1.  **Tokenization**: Breaking down the text into individual words or tokens. This is essential because most NLP models and techniques work on tokens rather than raw text strings. Here, we use `RegexpTokenizer` which tokenizes based on a regular expression, effectively separating words while ignoring punctuation.
2.  **Removing Stop Words**: Eliminating common words (like 'the', 'a', 'is', 'in') that don't usually carry significant meaning for information retrieval or analysis. Removing stop words helps reduce noise in the data and can improve the efficiency and effectiveness of subsequent steps like embedding.

By performing these steps, we prepare the text data in the `document_text` column for further processing, such as creating text embeddings for the RAG system.
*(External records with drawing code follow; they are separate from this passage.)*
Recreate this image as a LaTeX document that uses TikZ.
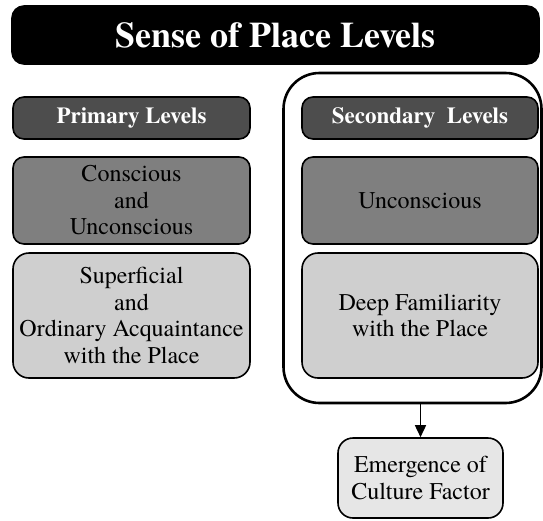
\documentclass[tikz,border=0pt]{standalone}
\usepackage{fontspec}
\setmainfont{texgyretermes}[Extension=.otf, UprightFont=*-regular, BoldFont=*-bold,
  ItalicFont=*-italic, BoldItalicFont=*-bolditalic]
\usetikzlibrary{arrows.meta}
\definecolor{hdrgray}{HTML}{4D4D4D}
\definecolor{midgray}{HTML}{7F7F7F}
\definecolor{lightgray}{HTML}{CFCFCF}
\definecolor{palegray}{HTML}{E6E6E6}

\begin{document}
\begin{tikzpicture}[x=1pt, y=-1pt,
  box/.style={draw, line width=1.6pt, rounded corners=11pt, inner sep=0pt, align=center,
    font=\fontsize{24}{26.5}\selectfont},
  hdr/.style={box, fill=hdrgray, text=white, font=\fontsize{23}{26}\selectfont\bfseries},
  midbox/.style={box, fill=midgray},
  lightbox/.style={box, fill=lightgray, rounded corners=16pt}]

\useasboundingbox (0,0) rectangle (543,520);

\def\lx{131.5}
\def\rx{420}
\def\bw{237}

% title
\node[box, fill=black, text=white, rounded corners=12pt, minimum width=527pt, minimum height=58pt,
  font=\fontsize{36}{40}\selectfont\bfseries] (title) at (275.5,35) {Sense of Place Levels};

% secondary group frame
\node[draw, line width=2.6pt, rounded corners=36pt, minimum width=258pt, minimum height=330pt,
  inner sep=0pt] (group) at (412.5,238) {};

% left column
\node[hdr, minimum width=\bw pt, minimum height=42pt] (prim) at (\lx,118) {Primary Levels};
\node[midbox, minimum width=\bw pt, minimum height=87pt] (consc) at (\lx,200.5) {Conscious\\and\\Unconscious};
\node[lightbox, minimum width=\bw pt, minimum height=125pt] (superf) at (\lx,315.5)
  {Superficial\\and\\Ordinary Acquaintance\\with the Place};

% right column
\node[hdr, minimum width=236pt, minimum height=42pt] (sec) at (\rx,118) {Secondary\ \ Levels};
\node[midbox, minimum width=236pt, minimum height=87pt] (uncon) at (\rx,200.5) {Unconscious};
\node[lightbox, minimum width=236pt, minimum height=125pt] (deep) at (\rx,315.5)
  {Deep Familiarity\\with the Place};

% outcome
\node[box, fill=palegray, rounded corners=15pt, minimum width=165pt, minimum height=80pt] (emerg)
  at (420.5,478) {Emergence of\\Culture Factor};

\draw[-{Triangle[length=12pt,width=11pt]}, line width=1.6pt] (group.south -| emerg.north) -- (emerg.north);

\end{tikzpicture}
\end{document}
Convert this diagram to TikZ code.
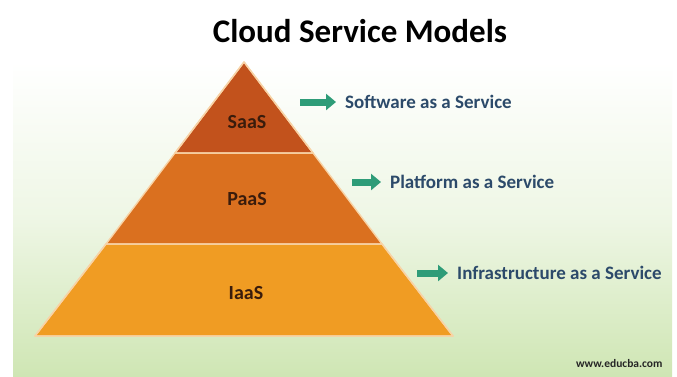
\documentclass[tikz,border=0pt]{standalone}
\usepackage{fontspec}
\setmainfont{Carlito}
\usetikzlibrary{calc,positioning,arrows.meta}

\definecolor{saascol}{HTML}{C2521C}
\definecolor{paascol}{HTML}{DA701F}
\definecolor{iaascol}{HTML}{F09C23}
\definecolor{seamcol}{HTML}{F8D3A6}
\definecolor{bggreen}{HTML}{CFE6B4}
\definecolor{arrowcol}{HTML}{2E9C78}
\definecolor{labelcol}{HTML}{2C4A6A}
\definecolor{tiercol}{HTML}{3A1C0C}

\tikzset{
  layer/.style={draw=seamcol, line width=1.4pt, line join=round},
  tier/.style={font=\fontsize{20}{22}\selectfont\bfseries, text=tiercol},
  service/.style={font=\fontsize{19}{21}\selectfont\bfseries, text=labelcol, inner sep=0pt, anchor=west},
  link/.style={draw=arrowcol, line width=7pt, shorten >=9pt, -{Triangle[length=10pt,width=16pt]}}
}

\begin{document}
\begin{tikzpicture}[x=1pt,y=-1pt]
    \useasboundingbox (0,0) rectangle (677,376);
    % Background
    \fill[white] (0,0) rectangle (677,376);
    \shade[top color=white, bottom color=bggreen, middle color=bggreen!35] (13,62) rectangle (672,376);
    % Title
    \node[font=\fontsize{33}{36}\selectfont\bfseries] (title) at (360,31) {Cloud Service Models};
    % Pyramid
    \coordinate (apex) at (244,62);
    \fill[layer, fill=iaascol] (106,244) -- (382,244) -- (453,336) -- (35,336) -- cycle;
    \fill[layer, fill=paascol] (175,153) -- (313,153) -- (382,244) -- (106,244) -- cycle;
    \fill[layer, fill=saascol] (apex) -- (313,153) -- (175,153) -- cycle;
    \draw[layer] (apex) -- (313,153) -- (175,153) -- cycle;
    \draw[layer] (106,244) -- (382,244) -- (453,336) -- (35,336) -- cycle;
    % Tier labels
    \node[tier] (saas) at (247,122) {SaaS};
    \node[tier] (paas) at (247,199) {PaaS};
    \node[tier] (iaas) at (246,293) {IaaS};
    % Service labels
    \node[service] (sw) at (345,102) {Software as a Service};
    \node[service] (pf) at (390,182) {Platform as a Service};
    \node[service] (inf) at (457,273) {Infrastructure as a Service};
    % Arrows
    \coordinate (swtail) at (300,102);
    \coordinate (pftail) at (352,182);
    \coordinate (inftail) at (417,273);
    \foreach \t/\s in {swtail/sw, pftail/pf, inftail/inf} {
      \draw[link] (\t) -- (\s);
    }
    % Site
    \node[font=\fontsize{11.5}{13}\selectfont\bfseries, text=black!85, anchor=east] (site) at (666,363) {www.educba.com};
\end{tikzpicture}
\end{document}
# Summary of Progress: Data Generation and Preprocessing

This notebook demonstrates the initial steps in building a Retrieval Augmented Generation (RAG) system for a salesperson preparation tool. So far, we have successfully:

1.  **Generated Synthetic Data:** Using the Faker library, we created synthetic data representing client information and industry overviews. This provides a realistic dataset for testing and developing the RAG system without relying on real-world data.
2.  **Preprocessed Text Data:** We performed essential text preprocessing steps on the generated data using the NLTK library. This included:
    *   Combining client information and industry overviews into a single text document per record.
    *   Cleaning the text by removing punctuation and converting it to lowercase.
    *   Tokenizing the text into individual words using `RegexpTokenizer`.
    *   Removing common English stop words that do not contribute significantly to the meaning of the text.

These steps have prepared the data for the next stages of the RAG pipeline, which involve creating text embeddings and building a vector index for efficient information retrieval.